You can make a new instruction (or repurpose an existing one) that accesses physical memory bypassing the page walk, which would be faster. You can also make instructions that bypasses some checks (like privilege checks) and squeeze some tiny performance. Note this would introduce security issues though, so you could only use it on trusted software.
It's interesting to think about the sorts of things we could do if we had low level control over our hardware. Unfortunately things seem consistently headed in the opposite direction.
RISC-V wouldn’t help here at all. There’s nothing about RISC-V that prevents a CPU manufacturer putting in custom instructions and not documenting them.
It's not especially likely you'll be able to make things faster unless you're really strapped for fetch bandwidth. The reasoning is that most useful uops will already have instructions which directly decode to them (ie you're not going to get a faster load with ucode than if you just used a normal load instruction).
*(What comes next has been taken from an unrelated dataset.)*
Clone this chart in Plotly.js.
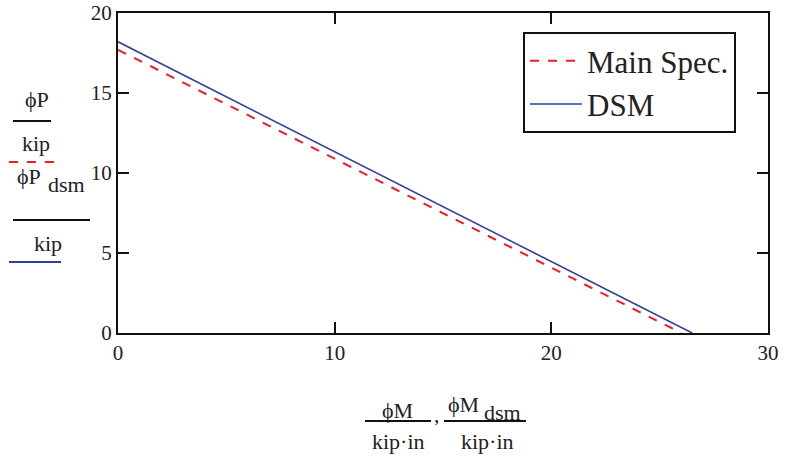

In fact, given that ucode branches are (typically?) only statically predicted [1], you may well see worse performance if you need to use ucode branches with non-statically predictable directions.
CPU vendors typically gain performance when adding new instructions because they add new fancy uops. For example, x86 has AES instructions which lead to uops which (I imagine) exercise some hardware AES block. Vendors are not simply implementing AES in pure ucode as this wouldn't really gain any performance advantage over doing AES directly in software.